# Required task
Copy the data that follows exactly. Include no pictures.

# Data provided
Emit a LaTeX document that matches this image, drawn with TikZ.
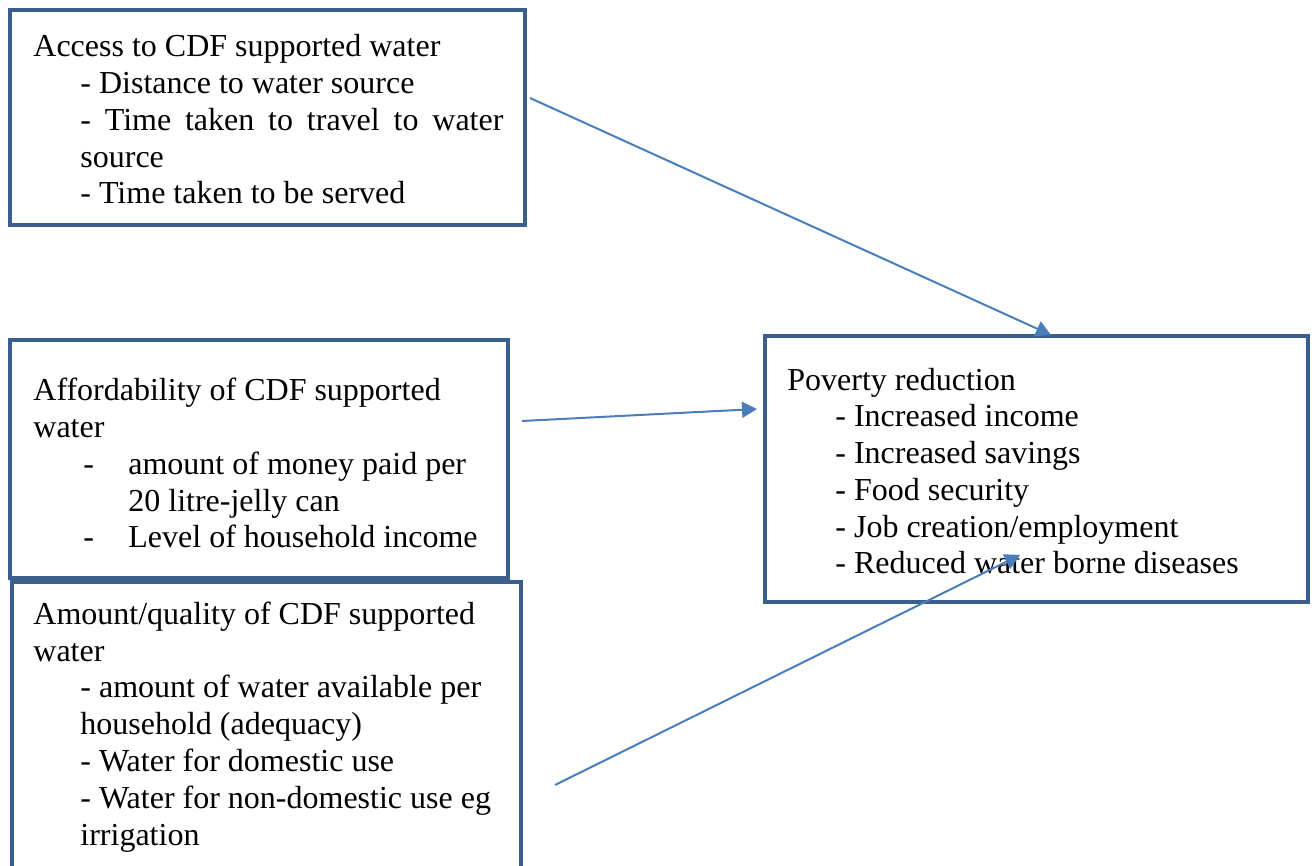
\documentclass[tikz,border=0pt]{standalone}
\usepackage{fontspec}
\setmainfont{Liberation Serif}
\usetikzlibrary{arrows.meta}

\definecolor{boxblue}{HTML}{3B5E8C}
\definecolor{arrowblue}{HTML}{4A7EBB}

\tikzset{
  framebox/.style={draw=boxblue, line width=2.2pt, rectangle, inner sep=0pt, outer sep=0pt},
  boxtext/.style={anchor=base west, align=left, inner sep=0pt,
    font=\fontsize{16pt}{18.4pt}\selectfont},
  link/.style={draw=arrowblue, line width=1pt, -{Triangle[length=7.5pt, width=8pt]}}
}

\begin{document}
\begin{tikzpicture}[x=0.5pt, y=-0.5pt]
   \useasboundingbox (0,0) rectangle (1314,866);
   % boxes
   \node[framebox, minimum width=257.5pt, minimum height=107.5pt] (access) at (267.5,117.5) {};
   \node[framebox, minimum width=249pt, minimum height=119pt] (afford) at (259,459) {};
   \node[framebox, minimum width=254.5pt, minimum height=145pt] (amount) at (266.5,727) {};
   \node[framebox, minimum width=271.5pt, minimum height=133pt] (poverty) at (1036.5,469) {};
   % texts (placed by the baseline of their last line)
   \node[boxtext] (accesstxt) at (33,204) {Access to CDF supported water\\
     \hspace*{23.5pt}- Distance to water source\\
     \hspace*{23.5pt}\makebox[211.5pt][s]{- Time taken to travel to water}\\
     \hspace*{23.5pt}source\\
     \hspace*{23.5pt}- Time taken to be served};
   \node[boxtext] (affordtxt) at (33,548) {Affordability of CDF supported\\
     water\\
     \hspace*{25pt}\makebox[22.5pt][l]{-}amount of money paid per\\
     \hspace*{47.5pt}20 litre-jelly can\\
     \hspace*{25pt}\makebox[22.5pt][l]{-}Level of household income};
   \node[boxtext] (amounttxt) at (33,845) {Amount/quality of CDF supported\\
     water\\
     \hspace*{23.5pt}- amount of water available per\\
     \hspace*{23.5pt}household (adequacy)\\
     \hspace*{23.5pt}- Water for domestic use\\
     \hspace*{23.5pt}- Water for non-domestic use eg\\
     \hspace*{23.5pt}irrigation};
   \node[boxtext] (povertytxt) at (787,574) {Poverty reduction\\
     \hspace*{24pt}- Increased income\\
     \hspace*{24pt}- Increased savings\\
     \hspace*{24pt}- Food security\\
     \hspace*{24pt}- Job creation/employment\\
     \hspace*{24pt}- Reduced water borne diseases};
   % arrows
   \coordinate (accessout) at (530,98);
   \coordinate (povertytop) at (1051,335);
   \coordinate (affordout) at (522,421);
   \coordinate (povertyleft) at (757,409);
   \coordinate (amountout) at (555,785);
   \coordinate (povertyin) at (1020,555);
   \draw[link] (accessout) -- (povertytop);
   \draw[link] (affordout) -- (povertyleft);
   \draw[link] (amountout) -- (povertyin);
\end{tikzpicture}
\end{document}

# Correct response
Emit a LaTeX document that matches this image, drawn with TikZ.
\documentclass[tikz,border=0pt]{standalone}
\usepackage{fontspec}
\setmainfont{Liberation Serif}
\usetikzlibrary{arrows.meta}

\definecolor{boxblue}{HTML}{3B5E8C}
\definecolor{arrowblue}{HTML}{4A7EBB}

\tikzset{
  framebox/.style={draw=boxblue, line width=2.2pt, rectangle, inner sep=0pt, outer sep=0pt},
  boxtext/.style={anchor=base west, align=left, inner sep=0pt,
    font=\fontsize{16pt}{18.4pt}\selectfont},
  link/.style={draw=arrowblue, line width=1pt, -{Triangle[length=7.5pt, width=8pt]}}
}

\begin{document}
\begin{tikzpicture}[x=0.5pt, y=-0.5pt]
   \useasboundingbox (0,0) rectangle (1314,866);
   % boxes
   \node[framebox, minimum width=257.5pt, minimum height=107.5pt] (access) at (267.5,117.5) {};
   \node[framebox, minimum width=249pt, minimum height=119pt] (afford) at (259,459) {};
   \node[framebox, minimum width=254.5pt, minimum height=145pt] (amount) at (266.5,727) {};
   \node[framebox, minimum width=271.5pt, minimum height=133pt] (poverty) at (1036.5,469) {};
   % texts (placed by the baseline of their last line)
   \node[boxtext] (accesstxt) at (33,204) {Access to CDF supported water\\
     \hspace*{23.5pt}- Distance to water source\\
     \hspace*{23.5pt}\makebox[211.5pt][s]{- Time taken to travel to water}\\
     \hspace*{23.5pt}source\\
     \hspace*{23.5pt}- Time taken to be served};
   \node[boxtext] (affordtxt) at (33,548) {Affordability of CDF supported\\
     water\\
     \hspace*{25pt}\makebox[22.5pt][l]{-}amount of money paid per\\
     \hspace*{47.5pt}20 litre-jelly can\\
     \hspace*{25pt}\makebox[22.5pt][l]{-}Level of household income};
   \node[boxtext] (amounttxt) at (33,845) {Amount/quality of CDF supported\\
     water\\
     \hspace*{23.5pt}- amount of water available per\\
     \hspace*{23.5pt}household (adequacy)\\
     \hspace*{23.5pt}- Water for domestic use\\
     \hspace*{23.5pt}- Water for non-domestic use eg\\
     \hspace*{23.5pt}irrigation};
   \node[boxtext] (povertytxt) at (787,574) {Poverty reduction\\
     \hspace*{24pt}- Increased income\\
     \hspace*{24pt}- Increased savings\\
     \hspace*{24pt}- Food security\\
     \hspace*{24pt}- Job creation/employment\\
     \hspace*{24pt}- Reduced water borne diseases};
   % arrows
   \coordinate (accessout) at (530,98);
   \coordinate (povertytop) at (1051,335);
   \coordinate (affordout) at (522,421);
   \coordinate (povertyleft) at (757,409);
   \coordinate (amountout) at (555,785);
   \coordinate (povertyin) at (1020,555);
   \draw[link] (accessout) -- (povertytop);
   \draw[link] (affordout) -- (povertyleft);
   \draw[link] (amountout) -- (povertyin);
\end{tikzpicture}
\end{document}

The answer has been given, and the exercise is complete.